A patent troll is a company that acquires intellectual property (typically patents) with the aim of suing other companies for infringement in order to ultimately force the target company to pay a cash settlement in order to avoid even more expensive litigation. Patent trolls are a serious and growing issue to the startup and emerging company community, since patent trolls can suck precious time and financial resources out of such companies.
In response, the White House has been pushing for reforms that would increase companies’ protection from patent trolls and reduce the effectiveness of their tactics. Specifically, President Obama initiated five Executive Actions (which took immediate effect) and made seven legislative proposals to Congress.
Among his executive orders, President Obama ordered:
– the PTO to require patent applicants and owners to designate and regularly update the “ultimate parent entity” in control of the patent or application
– additional training for patent examiners so as to provide additional scrutiny on functional claims, in order to avoid overly-broad claims in applications
– drafting of educational and outreach materials for target companies facing claims from patent trolls in order to help target companies better understand their rights and responsibilities before deciding whether to engage in the litigation process
– roundtables and workshops to study and publish data and information on the issue of patent trolls and abusive litigation
– an evaluation of the scope, process, and standards of exclusion orders, which bar the importation of infringing goods.
Furthermore, the White House recommended Congress pass legislation that would:
– require any party that sends an infringement notice and settlement demand letter or files and infringement suit to disclose the “real party in interest”, to better expose patent trolls who use shell corporations to obscure their activities
– permit district courts more discretion to award attorneys’ fees to prevailing parties as a sanction for abusive litigation
– expand business method patents to include more computer-enabled patents and allow more challengers to have patents reviewed before the Patent Trial and Appeals Board
– protect consumers and businesses who use off-the-shelf products in their intended uses
– bring the U.S. International Trade Commission’s standards for injunctions in line with that of district courts
– enable and incentivize public filing of infringement notice and settlement demand letters to allow them to be made accessible by the public
– provide the International Trade Commission additional resources to enable the hiring of additional qualified Administrative Law judges
Congress is already considering the second of the White House’s legislative suggestions.
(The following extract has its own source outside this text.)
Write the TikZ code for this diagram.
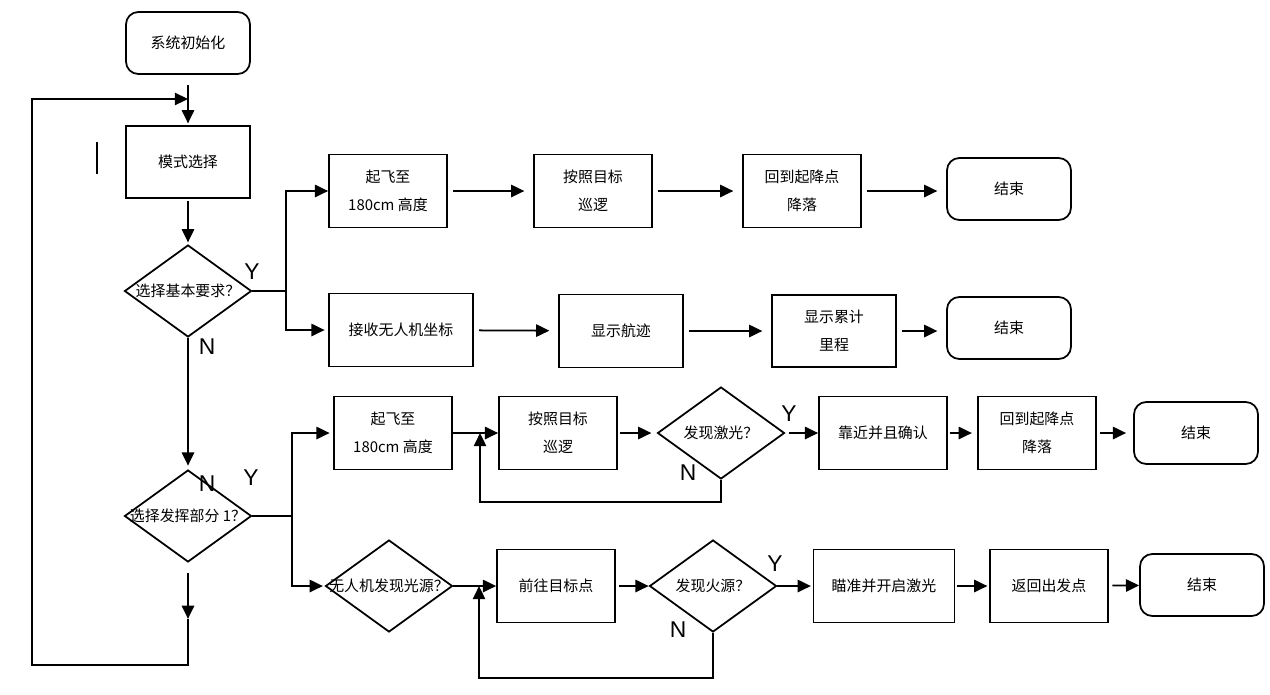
\documentclass[tikz,border=0pt]{standalone}
\usepackage{fontspec}
\newfontfamily\cjkfont{Noto Sans CJK SC}
\newfontfamily\ynfont{Liberation Sans}
\usetikzlibrary{shapes.geometric, arrows.meta, calc}
\tikzset{
  procbox/.style={rectangle, draw, line width=1pt, minimum width=2.36cm, minimum height=1.46cm, align=center, font=\cjkfont\fontsize{8.5}{16}\selectfont},
  termbox/.style={procbox, rounded corners=7pt, minimum width=2.48cm, minimum height=1.24cm},
  decision/.style={diamond, draw, line width=1pt, minimum width=2.54cm, minimum height=1.84cm, inner sep=0pt},
  dtext/.style={font=\cjkfont\fontsize{8.5}{10}\selectfont, inner sep=0pt},
  yn/.style={font=\ynfont\fontsize{13}{13}\selectfont, inner sep=0pt},
  arr/.style={-{Triangle[length=7.5pt, width=7pt]}, line width=1pt},
  gaparr/.style={arr, shorten <=3pt, shorten >=5pt},
  link/.style={line width=1pt}
}

\begin{document}
\begin{tikzpicture}[x=0.02cm, y=-0.02cm]
  \useasboundingbox (0,0) rectangle (1270,694);

  % main column
  \node[termbox] (init) at (188,43) {系统初始化};
  \node[procbox, minimum width=2.48cm, minimum height=1.44cm] (mode) at (188,162) {模式选择};
  \node[decision, label={[dtext]center:选择基本要求？}] (basic) at (188,291) {};
  \node[decision, label={[dtext]center:选择发挥部分 1？}] (extra) at (188,516) {};

  % basic task, first row
  \node[procbox] (fly1) at (388,191) {起飞至\\180cm 高度};
  \node[procbox] (patrol1) at (593,191) {按照目标\\巡逻};
  \node[procbox] (land1) at (802,191) {回到起降点\\降落};
  \node[termbox] (end1) at (1009,189) {结束};

  % basic task, second row
  \node[procbox, minimum width=2.88cm] (recv) at (401,330) {接收无人机坐标};
  \node[procbox, minimum width=2.48cm] (track) at (621,331) {显示航迹};
  \node[procbox, minimum width=2.48cm, minimum height=1.44cm] (dist) at (834,331) {显示累计\\里程};
  \node[termbox] (end2) at (1009,328) {结束};

  % extra task, laser row
  \node[procbox] (fly3) at (393,433) {起飞至\\180cm 高度};
  \node[procbox] (patrol3) at (558,433) {按照目标\\巡逻};
  \node[decision, label={[dtext]center:发现激光？}] (laser) at (721,433) {};
  \node[procbox, minimum width=2.56cm] (near) at (883,433) {靠近并且确认};
  \node[procbox] (land3) at (1037,433) {回到起降点\\降落};
  \node[termbox] (end3) at (1196,433) {结束};

  % extra task, fire row
  \node[decision, label={[dtext]center:无人机发现光源？}] (light) at (389,586) {};
  \node[procbox] (goto) at (556,586) {前往目标点};
  \node[decision, label={[dtext]center:发现火源？}] (fire) at (713,586) {};
  \node[procbox, minimum width=2.82cm] (aim) at (884,586) {瞄准并开启激光};
  \node[procbox] (ret) at (1049,586) {返回出发点};
  \node[termbox] (end4) at (1202,585) {结束};

  % Y / N marks
  \node[yn] (y1) at (252,272) {Y};
  \node[yn] (n1) at (207,347) {N};
  \node[yn] (y2) at (251,478) {Y};
  \node[yn] (n2) at (207,484) {N};
  \node[yn] (y3) at (789,414) {Y};
  \node[yn] (n3) at (688,473) {N};
  \node[yn] (y4) at (775,564) {Y};
  \node[yn] (n4) at (678,630) {N};

  \coordinate (entry) at (init.south |- 0,99);
  \coordinate (loopL) at (32,665);
  \coordinate (m3) at ($(fly3.east)!0.6!(patrol3.west)$);
  \coordinate (m4) at ($(light.east)!0.6!(goto.west)$);

  \draw[arr, shorten <=6pt, shorten >=1pt] (init) -- (mode);
  \draw[arr, shorten <=1pt, shorten >=1pt] (mode) -- (basic);
  \draw[arr, shorten >=2pt] (basic.south) -- (extra.north);

  \draw[link] (basic.east) -- ++(34,0) coordinate (fork1);
  \draw[arr] (fork1) |- (fly1.west);
  \draw[arr, shorten >=2pt] (fork1) |- (recv.west);
  \draw[gaparr] (fly1) -- (patrol1);
  \draw[gaparr] (patrol1) -- (land1);
  \draw[gaparr] (land1.east) -- (land1.east -| end1.west);
  \draw[gaparr] (recv) -- (track);
  \draw[gaparr] (track) -- (dist);
  \draw[gaparr] (dist.east) -- (dist.east -| end2.west);

  \draw[link] (extra.east) -- ++(40,0) coordinate (fork2);
  \draw[arr, shorten >=2pt] (fork2) |- (fly3.west);
  \draw[arr, shorten >=1pt] (fork2) |- (light.west);

  \draw[arr] (fly3.east) -- (patrol3.west);
  \draw[arr, shorten <=1pt, shorten >=3pt] (patrol3) -- (laser);
  \draw[arr, shorten <=2pt] (laser) -- (near);
  \draw[arr, shorten <=1pt, shorten >=3pt] (near) -- (land3);
  \draw[arr, shorten <=2pt, shorten >=4pt] (land3) -- (end3);
  \draw[arr] (laser.south) -- ++(0,22) -| (m3);

  \draw[arr] (light.east) -- (goto.west);
  \draw[arr, shorten <=2pt] (goto) -- (fire);
  \draw[arr, shorten >=1pt] (fire) -- (aim);
  \draw[arr, shorten <=1pt, shorten >=1pt] (aim) -- (ret);
  \draw[arr, shorten <=2pt] (ret) -- (end4);
  \draw[arr] (fire.south) -- ++(0,45) -| (m4);

  % back to mode selection
  \draw[arr] (extra.south) ++(0,10) -- ++(0,46) coordinate (back0);
  \draw[arr] (back0) |- (loopL) |- (entry);

  \draw[line width=0.6pt] (97,142) -- (97,174);
\end{tikzpicture}
\end{document}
The SHIELD Act, currently in the House of Representatives, would require patent licensing companies who purchase and license patents in the open market — read: patent trolls — who lose patent infringement litigation initiated by them to pay the the defendants’ costs.
If you as a startup or emerging company receive a letter from a patent troll, you should consult with an attorney experienced in defending against patent infringement suits before responding. Some patent trolls are only in it for the quick buck, so the moment you lawyer up they may back off. Having an attorney from the beginning of the process will help you understand and protect your rights and your company — they will help you decide when it is worth it to fight, and when, unfortunately, it may not be worth it to fight.